***** DATA SEGMENT

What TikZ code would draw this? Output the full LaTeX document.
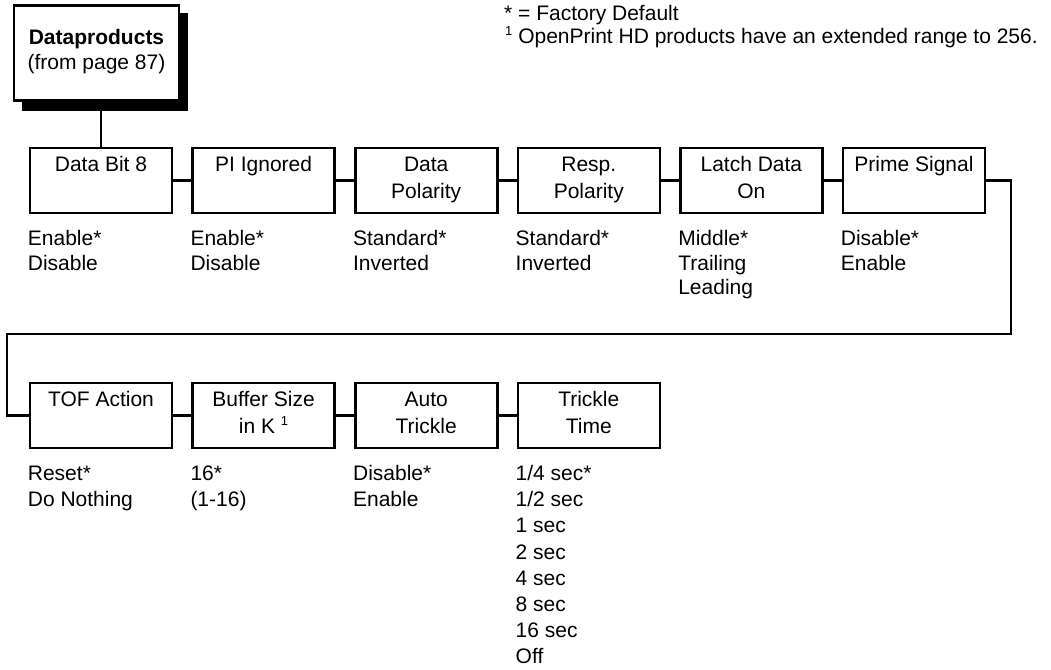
\documentclass[tikz,border=0pt]{standalone}
\usepackage{fontspec}
\setmainfont{Liberation Sans}
\newcommand\mybx{\fontsize{21}{27}\selectfont}
\newcommand\mytop{\fontsize{21}{25}\selectfont}
\newcommand\myvl{\fontsize{21}{26.2}\selectfont}
\newcommand\myvla{\fontsize{21}{24.5}\selectfont}
\newcommand\myfn{\fontsize{21}{22.5}\selectfont}
\newcommand\mysup{\raisebox{8pt}{\fontsize{13}{13}\selectfont 1}}
\begin{document}
\begin{tikzpicture}[x=1pt,y=-1pt,
  box/.style={draw,line width=2.6pt,minimum width=142pt,minimum height=65pt,inner sep=0pt},
  ttl/.style={anchor=north,align=center,inner sep=0pt,font=\mybx},
  vals/.style={anchor=north west,align=left,inner sep=0pt,font=\myvl},
  valsa/.style={vals,font=\myvla},
  conn/.style={line width=2.6pt},
  foot/.style={anchor=base west,inner sep=0pt,font=\myfn}]
\useasboundingbox (0,0) rectangle (1051,669);
% top box with shadow
\fill[black] (22,13) rectangle (188,111);
\node[box,fill=white,minimum width=165pt,minimum height=95pt] (dp) at (96.5,53) {};
\node[ttl,font=\mytop] (dpt) at (96.5,26.5) {\strut\textbf{Dataproducts}\\\strut(from page 87)};
% footnotes
\node[foot] (fn1) at (504,21) {* = Factory Default};
\node[foot] (fn2) at (505,43.3) {\mysup\ OpenPrint HD products have an extended range to 256.};
% row 1
\node[box] (b1) at (101,180.5) {};
\node[box] (b2) at (263.6,180.5) {};
\node[box] (b3) at (426.2,180.5) {};
\node[box] (b4) at (588.8,180.5) {};
\node[box] (b5) at (751.4,180.5) {};
\node[box] (b6) at (914,180.5) {};
\node[ttl] (t1) at ([yshift=-5.6pt]b1.north) {\strut Data Bit 8};
\node[ttl] (t2) at ([yshift=-5.6pt]b2.north) {\strut PI Ignored};
\node[ttl] (t3) at ([yshift=-5.6pt]b3.north) {\strut Data\\\strut Polarity};
\node[ttl] (t4) at ([yshift=-5.6pt]b4.north) {\strut Resp.\\\strut Polarity};
\node[ttl] (t5) at ([yshift=-5.6pt]b5.north) {\strut Latch Data\\\strut On};
\node[ttl] (t6) at ([yshift=-5.6pt]b6.north) {\strut Prime Signal};
\node[valsa] (v1) at ([xshift=-1pt,yshift=-14pt]b1.south west) {\strut Enable*\\\strut Disable};
\node[valsa] (v2) at ([xshift=-1pt,yshift=-14pt]b2.south west) {\strut Enable*\\\strut Disable};
\node[valsa] (v3) at ([xshift=-1pt,yshift=-14pt]b3.south west) {\strut Standard*\\\strut Inverted};
\node[valsa] (v4) at ([xshift=-1pt,yshift=-14pt]b4.south west) {\strut Standard*\\\strut Inverted};
\node[valsa] (v5) at ([xshift=-1pt,yshift=-14pt]b5.south west) {\strut Middle*\\\strut Trailing\\\strut Leading};
\node[valsa] (v6) at ([xshift=-1pt,yshift=-14pt]b6.south west) {\strut Disable*\\\strut Enable};
% row 2
\node[box] (c1) at (101,415.5) {};
\node[box] (c2) at (263.6,415.5) {};
\node[box] (c3) at (426.2,415.5) {};
\node[box] (c4) at (588.8,415.5) {};
\node[ttl] (s1) at ([yshift=-5.6pt]c1.north) {\strut TOF Action};
\node[ttl] (s2) at ([yshift=-5.6pt]c2.north) {\strut Buffer Size\\\strut in K \mysup};
\node[ttl] (s3) at ([yshift=-5.6pt]c3.north) {\strut Auto\\\strut Trickle};
\node[ttl] (s4) at ([yshift=-5.6pt]c4.north) {\strut Trickle\\\strut Time};
\node[vals] (w1) at ([xshift=-1pt,yshift=-12.7pt]c1.south west) {\strut Reset*\\\strut Do Nothing};
\node[vals] (w2) at ([xshift=-1pt,yshift=-12.7pt]c2.south west) {\strut 16*\\\strut (1-16)};
\node[vals] (w3) at ([xshift=-1pt,yshift=-12.7pt]c3.south west) {\strut Disable*\\\strut Enable};
\node[vals] (w4) at ([xshift=-1pt,yshift=-12.7pt]c4.south west) {\strut 1/4 sec*\\\strut 1/2 sec\\\strut 1 sec\\\strut 2 sec\\\strut 4 sec\\\strut 8 sec\\\strut 16 sec\\\strut Off};
% connectors
\draw[conn] (b1.north) -- (b1.north |- dp.south);
\draw[conn] (b1.east) -- (b2.west);
\draw[conn] (b2.east) -- (b3.west);
\draw[conn] (b3.east) -- (b4.west);
\draw[conn] (b4.east) -- (b5.west);
\draw[conn] (b5.east) -- (b6.west);
\coordinate (wA) at (1011,334);
\coordinate (wB) at (7,334);
\draw[conn] (b6.east) -| (wA) -- (wB) |- (c1.west);
\draw[conn] (c1.east) -- (c2.west);
\draw[conn] (c2.east) -- (c3.west);
\draw[conn] (c3.east) -- (c4.west);
\end{tikzpicture}
\end{document}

**********

**TASK BRIEF**: Quote the material exactly. Pictures stay out.

**EXERCISE RESPONSE**:
What TikZ code would draw this? Output the full LaTeX document.
\documentclass[tikz,border=0pt]{standalone}
\usepackage{fontspec}
\setmainfont{Liberation Sans}
\newcommand\mybx{\fontsize{21}{27}\selectfont}
\newcommand\mytop{\fontsize{21}{25}\selectfont}
\newcommand\myvl{\fontsize{21}{26.2}\selectfont}
\newcommand\myvla{\fontsize{21}{24.5}\selectfont}
\newcommand\myfn{\fontsize{21}{22.5}\selectfont}
\newcommand\mysup{\raisebox{8pt}{\fontsize{13}{13}\selectfont 1}}
\begin{document}
\begin{tikzpicture}[x=1pt,y=-1pt,
  box/.style={draw,line width=2.6pt,minimum width=142pt,minimum height=65pt,inner sep=0pt},
  ttl/.style={anchor=north,align=center,inner sep=0pt,font=\mybx},
  vals/.style={anchor=north west,align=left,inner sep=0pt,font=\myvl},
  valsa/.style={vals,font=\myvla},
  conn/.style={line width=2.6pt},
  foot/.style={anchor=base west,inner sep=0pt,font=\myfn}]
\useasboundingbox (0,0) rectangle (1051,669);
% top box with shadow
\fill[black] (22,13) rectangle (188,111);
\node[box,fill=white,minimum width=165pt,minimum height=95pt] (dp) at (96.5,53) {};
\node[ttl,font=\mytop] (dpt) at (96.5,26.5) {\strut\textbf{Dataproducts}\\\strut(from page 87)};
% footnotes
\node[foot] (fn1) at (504,21) {* = Factory Default};
\node[foot] (fn2) at (505,43.3) {\mysup\ OpenPrint HD products have an extended range to 256.};
% row 1
\node[box] (b1) at (101,180.5) {};
\node[box] (b2) at (263.6,180.5) {};
\node[box] (b3) at (426.2,180.5) {};
\node[box] (b4) at (588.8,180.5) {};
\node[box] (b5) at (751.4,180.5) {};
\node[box] (b6) at (914,180.5) {};
\node[ttl] (t1) at ([yshift=-5.6pt]b1.north) {\strut Data Bit 8};
\node[ttl] (t2) at ([yshift=-5.6pt]b2.north) {\strut PI Ignored};
\node[ttl] (t3) at ([yshift=-5.6pt]b3.north) {\strut Data\\\strut Polarity};
\node[ttl] (t4) at ([yshift=-5.6pt]b4.north) {\strut Resp.\\\strut Polarity};
\node[ttl] (t5) at ([yshift=-5.6pt]b5.north) {\strut Latch Data\\\strut On};
\node[ttl] (t6) at ([yshift=-5.6pt]b6.north) {\strut Prime Signal};
\node[valsa] (v1) at ([xshift=-1pt,yshift=-14pt]b1.south west) {\strut Enable*\\\strut Disable};
\node[valsa] (v2) at ([xshift=-1pt,yshift=-14pt]b2.south west) {\strut Enable*\\\strut Disable};
\node[valsa] (v3) at ([xshift=-1pt,yshift=-14pt]b3.south west) {\strut Standard*\\\strut Inverted};
\node[valsa] (v4) at ([xshift=-1pt,yshift=-14pt]b4.south west) {\strut Standard*\\\strut Inverted};
\node[valsa] (v5) at ([xshift=-1pt,yshift=-14pt]b5.south west) {\strut Middle*\\\strut Trailing\\\strut Leading};
\node[valsa] (v6) at ([xshift=-1pt,yshift=-14pt]b6.south west) {\strut Disable*\\\strut Enable};
% row 2
\node[box] (c1) at (101,415.5) {};
\node[box] (c2) at (263.6,415.5) {};
\node[box] (c3) at (426.2,415.5) {};
\node[box] (c4) at (588.8,415.5) {};
\node[ttl] (s1) at ([yshift=-5.6pt]c1.north) {\strut TOF Action};
\node[ttl] (s2) at ([yshift=-5.6pt]c2.north) {\strut Buffer Size\\\strut in K \mysup};
\node[ttl] (s3) at ([yshift=-5.6pt]c3.north) {\strut Auto\\\strut Trickle};
\node[ttl] (s4) at ([yshift=-5.6pt]c4.north) {\strut Trickle\\\strut Time};
\node[vals] (w1) at ([xshift=-1pt,yshift=-12.7pt]c1.south west) {\strut Reset*\\\strut Do Nothing};
\node[vals] (w2) at ([xshift=-1pt,yshift=-12.7pt]c2.south west) {\strut 16*\\\strut (1-16)};
\node[vals] (w3) at ([xshift=-1pt,yshift=-12.7pt]c3.south west) {\strut Disable*\\\strut Enable};
\node[vals] (w4) at ([xshift=-1pt,yshift=-12.7pt]c4.south west) {\strut 1/4 sec*\\\strut 1/2 sec\\\strut 1 sec\\\strut 2 sec\\\strut 4 sec\\\strut 8 sec\\\strut 16 sec\\\strut Off};
% connectors
\draw[conn] (b1.north) -- (b1.north |- dp.south);
\draw[conn] (b1.east) -- (b2.west);
\draw[conn] (b2.east) -- (b3.west);
\draw[conn] (b3.east) -- (b4.west);
\draw[conn] (b4.east) -- (b5.west);
\draw[conn] (b5.east) -- (b6.west);
\coordinate (wA) at (1011,334);
\coordinate (wB) at (7,334);
\draw[conn] (b6.east) -| (wA) -- (wB) |- (c1.west);
\draw[conn] (c1.east) -- (c2.west);
\draw[conn] (c2.east) -- (c3.west);
\draw[conn] (c3.east) -- (c4.west);
\end{tikzpicture}
\end{document}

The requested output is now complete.